444.3
Interprofessional Research Between Social Work, Biographical Analysis and Psychoanalysis with Young Women Who Experienced Violence in Their Childhood and Adolescence

Tuesday, 12 July 2016: 11:05
Location: Seminarraum Geschichte 1 (Main Building)
Oral Presentation
Dana PAJKOVIC, University of Applied Sciences St. Poelten, Austria
How can we succeed in interviewing persons that are often out of reach for social scientists? For my doctoral thesis I interviewed young women who had experienced violence in their families at an early age and whose later childhood and adolescence were marked by trajectories of suffering through violence, drug abuse, health problems, difficulties in school and at work, as well as in their personal relationships. Establishing contact and a sense of trust with my interview partners was based on the knowledge of concepts of social work and counselling experience in combination with the methodology of biographical narrative interviewing.

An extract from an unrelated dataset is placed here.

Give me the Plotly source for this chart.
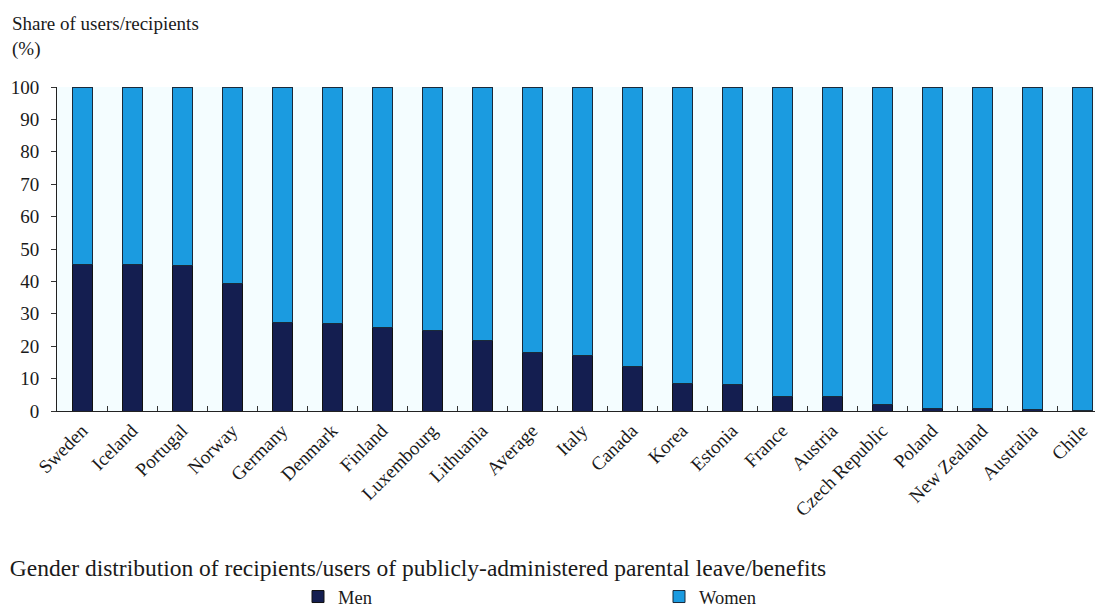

Psychoanalytic theory, in particular on traumatic processes, adolescence, language and drug use was essential for the analysis of the interviews. Professional experience as social worker facilitated the working alliance with the interviewees and also their narration, as trust could be built through knowledge of the interviewees’ living situation, an understanding of their migrant and language background and also of the challenges drug users face in their relations with their partners and families. Communicative skills from social work practice were a precondition for conducting biographical narrative interviews. Psychoanalytic knowledge such as the theory of adolescence and trauma theory was decisive for case reconstruction and developing theoretical findings. The insights of trauma theory were also essential for understanding how severe events were reported seemingly lacking emotions and for how intensely the traumatic processes influenced the interviewees’ lives. Holding on to the symbolic structure of the interview setting was thus only feasible because of the psychoanalytic knowledge of trauma theory, transference and countertransference. However, the biographical theory of process structures was essential in recognizing how the young women attempted to gain control of their life situation and develop agency.